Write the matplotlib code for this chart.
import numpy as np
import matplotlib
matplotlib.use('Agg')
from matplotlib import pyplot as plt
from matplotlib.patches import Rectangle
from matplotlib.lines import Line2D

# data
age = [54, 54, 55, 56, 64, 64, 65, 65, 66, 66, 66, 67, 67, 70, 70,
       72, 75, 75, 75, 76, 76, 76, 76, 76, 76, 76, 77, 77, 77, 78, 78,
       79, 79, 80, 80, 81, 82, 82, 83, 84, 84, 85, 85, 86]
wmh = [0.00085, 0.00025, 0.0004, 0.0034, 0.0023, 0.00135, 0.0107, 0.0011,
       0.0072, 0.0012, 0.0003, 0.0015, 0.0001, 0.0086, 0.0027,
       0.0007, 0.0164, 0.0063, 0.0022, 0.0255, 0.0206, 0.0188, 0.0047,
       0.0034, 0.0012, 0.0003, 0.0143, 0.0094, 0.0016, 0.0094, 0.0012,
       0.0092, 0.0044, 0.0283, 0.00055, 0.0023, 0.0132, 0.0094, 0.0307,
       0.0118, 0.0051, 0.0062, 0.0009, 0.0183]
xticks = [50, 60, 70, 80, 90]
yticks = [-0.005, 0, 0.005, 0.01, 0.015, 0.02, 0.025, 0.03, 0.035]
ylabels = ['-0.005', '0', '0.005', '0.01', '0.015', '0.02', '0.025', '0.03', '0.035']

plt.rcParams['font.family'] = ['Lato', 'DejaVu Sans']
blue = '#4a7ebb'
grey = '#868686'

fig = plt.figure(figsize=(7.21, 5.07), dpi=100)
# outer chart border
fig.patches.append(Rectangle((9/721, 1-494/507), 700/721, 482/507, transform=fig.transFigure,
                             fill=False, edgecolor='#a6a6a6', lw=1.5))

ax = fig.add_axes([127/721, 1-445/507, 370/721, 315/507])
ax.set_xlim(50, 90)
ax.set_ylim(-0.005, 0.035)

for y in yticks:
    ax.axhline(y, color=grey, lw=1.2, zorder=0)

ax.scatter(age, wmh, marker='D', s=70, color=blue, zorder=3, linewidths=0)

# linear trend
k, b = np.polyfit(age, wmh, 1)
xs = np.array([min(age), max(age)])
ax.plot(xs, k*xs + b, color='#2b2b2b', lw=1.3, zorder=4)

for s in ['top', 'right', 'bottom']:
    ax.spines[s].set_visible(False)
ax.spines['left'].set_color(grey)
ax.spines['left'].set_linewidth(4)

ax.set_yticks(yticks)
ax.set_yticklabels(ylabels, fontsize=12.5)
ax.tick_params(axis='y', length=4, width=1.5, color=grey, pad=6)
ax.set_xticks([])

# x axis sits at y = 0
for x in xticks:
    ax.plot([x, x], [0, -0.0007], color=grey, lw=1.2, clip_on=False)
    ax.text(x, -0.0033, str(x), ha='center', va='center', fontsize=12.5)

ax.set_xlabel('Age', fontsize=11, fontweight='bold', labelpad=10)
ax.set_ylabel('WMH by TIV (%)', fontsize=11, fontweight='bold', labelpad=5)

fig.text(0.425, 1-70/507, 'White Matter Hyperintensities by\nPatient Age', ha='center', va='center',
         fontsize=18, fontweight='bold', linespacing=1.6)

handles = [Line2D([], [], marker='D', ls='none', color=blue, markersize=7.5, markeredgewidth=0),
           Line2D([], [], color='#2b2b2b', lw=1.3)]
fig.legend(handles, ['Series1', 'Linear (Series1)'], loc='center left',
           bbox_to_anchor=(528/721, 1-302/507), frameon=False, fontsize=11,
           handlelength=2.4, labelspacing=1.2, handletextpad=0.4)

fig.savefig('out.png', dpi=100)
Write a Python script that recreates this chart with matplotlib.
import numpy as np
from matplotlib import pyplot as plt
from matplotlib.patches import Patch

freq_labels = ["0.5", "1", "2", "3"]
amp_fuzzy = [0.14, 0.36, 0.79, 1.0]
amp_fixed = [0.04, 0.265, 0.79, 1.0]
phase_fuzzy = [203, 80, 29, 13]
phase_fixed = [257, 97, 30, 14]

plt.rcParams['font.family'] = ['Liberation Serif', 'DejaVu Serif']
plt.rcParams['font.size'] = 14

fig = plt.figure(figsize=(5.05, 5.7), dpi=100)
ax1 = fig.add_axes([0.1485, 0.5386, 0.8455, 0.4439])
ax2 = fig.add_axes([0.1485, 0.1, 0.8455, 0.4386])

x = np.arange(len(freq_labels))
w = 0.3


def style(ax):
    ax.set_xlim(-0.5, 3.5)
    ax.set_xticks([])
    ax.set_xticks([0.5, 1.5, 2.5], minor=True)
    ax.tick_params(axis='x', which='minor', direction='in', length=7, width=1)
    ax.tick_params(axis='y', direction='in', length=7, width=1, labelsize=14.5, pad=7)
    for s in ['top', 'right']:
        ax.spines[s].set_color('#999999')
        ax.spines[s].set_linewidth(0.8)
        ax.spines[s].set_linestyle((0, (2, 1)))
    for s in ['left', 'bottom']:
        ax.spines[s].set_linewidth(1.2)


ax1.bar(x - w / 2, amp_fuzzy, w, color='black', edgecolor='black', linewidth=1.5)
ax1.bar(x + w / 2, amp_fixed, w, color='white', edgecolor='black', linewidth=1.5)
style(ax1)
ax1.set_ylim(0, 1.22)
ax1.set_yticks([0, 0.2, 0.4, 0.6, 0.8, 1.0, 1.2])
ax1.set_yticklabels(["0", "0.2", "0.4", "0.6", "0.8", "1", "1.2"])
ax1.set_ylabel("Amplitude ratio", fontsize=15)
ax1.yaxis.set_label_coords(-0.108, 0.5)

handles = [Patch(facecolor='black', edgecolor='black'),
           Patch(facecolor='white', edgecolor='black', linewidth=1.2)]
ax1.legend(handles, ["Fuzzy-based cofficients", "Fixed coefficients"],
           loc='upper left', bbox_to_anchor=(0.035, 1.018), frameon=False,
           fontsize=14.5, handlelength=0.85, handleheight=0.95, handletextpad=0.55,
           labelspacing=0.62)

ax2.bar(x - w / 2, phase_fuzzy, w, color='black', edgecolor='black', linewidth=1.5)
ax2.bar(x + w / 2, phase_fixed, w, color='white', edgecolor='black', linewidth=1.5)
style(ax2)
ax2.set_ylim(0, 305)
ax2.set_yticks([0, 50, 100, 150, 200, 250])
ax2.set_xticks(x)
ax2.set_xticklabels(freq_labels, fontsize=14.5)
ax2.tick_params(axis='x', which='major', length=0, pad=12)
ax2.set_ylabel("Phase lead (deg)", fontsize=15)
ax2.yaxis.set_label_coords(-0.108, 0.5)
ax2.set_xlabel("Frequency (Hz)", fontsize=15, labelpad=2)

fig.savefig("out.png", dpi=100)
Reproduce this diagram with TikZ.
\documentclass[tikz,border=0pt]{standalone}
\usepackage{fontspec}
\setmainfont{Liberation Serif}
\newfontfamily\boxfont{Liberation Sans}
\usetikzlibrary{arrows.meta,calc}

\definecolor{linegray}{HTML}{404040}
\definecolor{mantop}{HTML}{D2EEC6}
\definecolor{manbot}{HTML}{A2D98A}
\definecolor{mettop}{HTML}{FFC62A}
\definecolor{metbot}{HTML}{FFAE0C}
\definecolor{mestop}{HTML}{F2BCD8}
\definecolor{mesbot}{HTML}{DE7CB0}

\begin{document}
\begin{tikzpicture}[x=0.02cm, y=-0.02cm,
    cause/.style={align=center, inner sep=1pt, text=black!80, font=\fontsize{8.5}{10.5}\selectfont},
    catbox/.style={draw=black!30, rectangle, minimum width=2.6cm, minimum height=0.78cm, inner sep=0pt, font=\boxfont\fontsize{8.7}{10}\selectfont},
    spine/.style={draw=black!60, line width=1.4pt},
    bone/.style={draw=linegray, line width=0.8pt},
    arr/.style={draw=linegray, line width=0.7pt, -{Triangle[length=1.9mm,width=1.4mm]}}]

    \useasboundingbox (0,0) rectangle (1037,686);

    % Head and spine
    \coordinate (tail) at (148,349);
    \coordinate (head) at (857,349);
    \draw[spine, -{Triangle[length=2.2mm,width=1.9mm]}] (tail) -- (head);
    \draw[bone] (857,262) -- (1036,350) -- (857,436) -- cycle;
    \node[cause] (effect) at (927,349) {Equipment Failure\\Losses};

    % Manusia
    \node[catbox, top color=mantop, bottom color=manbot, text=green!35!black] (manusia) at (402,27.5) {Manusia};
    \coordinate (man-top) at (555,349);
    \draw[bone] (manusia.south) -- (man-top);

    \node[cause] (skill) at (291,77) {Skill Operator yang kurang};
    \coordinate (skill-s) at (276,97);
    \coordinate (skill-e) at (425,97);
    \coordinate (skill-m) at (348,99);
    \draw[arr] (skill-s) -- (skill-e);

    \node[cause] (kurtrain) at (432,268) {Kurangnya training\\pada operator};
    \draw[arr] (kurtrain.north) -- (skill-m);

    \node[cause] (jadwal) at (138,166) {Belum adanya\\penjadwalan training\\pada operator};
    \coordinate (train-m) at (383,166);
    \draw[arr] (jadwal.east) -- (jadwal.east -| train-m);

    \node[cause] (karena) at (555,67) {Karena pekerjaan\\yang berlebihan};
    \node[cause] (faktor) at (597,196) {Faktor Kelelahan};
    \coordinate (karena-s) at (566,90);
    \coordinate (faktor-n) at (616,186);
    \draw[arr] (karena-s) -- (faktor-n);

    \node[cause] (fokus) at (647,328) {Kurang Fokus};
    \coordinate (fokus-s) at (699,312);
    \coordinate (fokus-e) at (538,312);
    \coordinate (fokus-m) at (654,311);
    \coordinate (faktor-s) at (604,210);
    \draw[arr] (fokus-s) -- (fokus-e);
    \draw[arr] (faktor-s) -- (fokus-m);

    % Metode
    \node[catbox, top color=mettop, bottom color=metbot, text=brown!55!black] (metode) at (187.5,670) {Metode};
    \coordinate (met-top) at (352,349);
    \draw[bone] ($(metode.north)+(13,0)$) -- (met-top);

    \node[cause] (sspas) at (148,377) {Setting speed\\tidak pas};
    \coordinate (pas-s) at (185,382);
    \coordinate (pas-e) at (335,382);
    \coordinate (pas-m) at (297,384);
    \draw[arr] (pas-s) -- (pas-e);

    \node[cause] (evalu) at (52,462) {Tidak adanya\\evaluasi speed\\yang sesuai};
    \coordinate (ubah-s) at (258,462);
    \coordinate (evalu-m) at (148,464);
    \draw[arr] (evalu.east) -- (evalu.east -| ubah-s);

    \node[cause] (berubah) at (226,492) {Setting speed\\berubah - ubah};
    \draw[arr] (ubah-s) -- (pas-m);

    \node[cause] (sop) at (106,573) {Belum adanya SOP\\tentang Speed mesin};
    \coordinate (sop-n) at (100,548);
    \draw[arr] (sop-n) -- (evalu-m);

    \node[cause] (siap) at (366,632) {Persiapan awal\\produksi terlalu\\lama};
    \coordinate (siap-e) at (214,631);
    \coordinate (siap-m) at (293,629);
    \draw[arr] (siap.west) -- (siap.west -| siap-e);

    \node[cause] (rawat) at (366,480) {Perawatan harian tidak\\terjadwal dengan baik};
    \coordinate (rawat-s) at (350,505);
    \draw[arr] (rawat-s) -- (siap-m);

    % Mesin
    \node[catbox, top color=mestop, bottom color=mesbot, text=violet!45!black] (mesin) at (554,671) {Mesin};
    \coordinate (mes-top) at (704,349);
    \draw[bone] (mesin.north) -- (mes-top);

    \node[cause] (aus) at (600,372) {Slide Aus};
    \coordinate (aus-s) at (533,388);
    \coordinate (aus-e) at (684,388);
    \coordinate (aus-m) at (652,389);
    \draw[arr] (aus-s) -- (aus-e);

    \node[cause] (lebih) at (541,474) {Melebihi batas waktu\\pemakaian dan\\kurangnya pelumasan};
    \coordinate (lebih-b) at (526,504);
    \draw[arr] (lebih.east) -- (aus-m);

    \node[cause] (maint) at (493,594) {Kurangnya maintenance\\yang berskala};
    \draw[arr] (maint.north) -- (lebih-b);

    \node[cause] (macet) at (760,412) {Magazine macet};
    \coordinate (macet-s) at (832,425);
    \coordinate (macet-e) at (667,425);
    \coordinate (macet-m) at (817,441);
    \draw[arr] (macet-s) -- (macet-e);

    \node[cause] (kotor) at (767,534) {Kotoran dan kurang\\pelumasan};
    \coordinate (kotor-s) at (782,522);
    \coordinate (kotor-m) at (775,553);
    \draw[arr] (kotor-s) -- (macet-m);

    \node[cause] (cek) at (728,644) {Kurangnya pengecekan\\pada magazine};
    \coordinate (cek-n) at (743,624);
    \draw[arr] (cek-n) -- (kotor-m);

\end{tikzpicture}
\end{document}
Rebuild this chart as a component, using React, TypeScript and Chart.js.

——————————

Return only the lines spanning from the first line of the material through the line with "from matplotlib.lines import Line2D", copied exactly, both ends kept.

Write the matplotlib code for this chart.
import numpy as np
import matplotlib
matplotlib.use('Agg')
from matplotlib import pyplot as plt
from matplotlib.patches import Rectangle
from matplotlib.lines import Line2D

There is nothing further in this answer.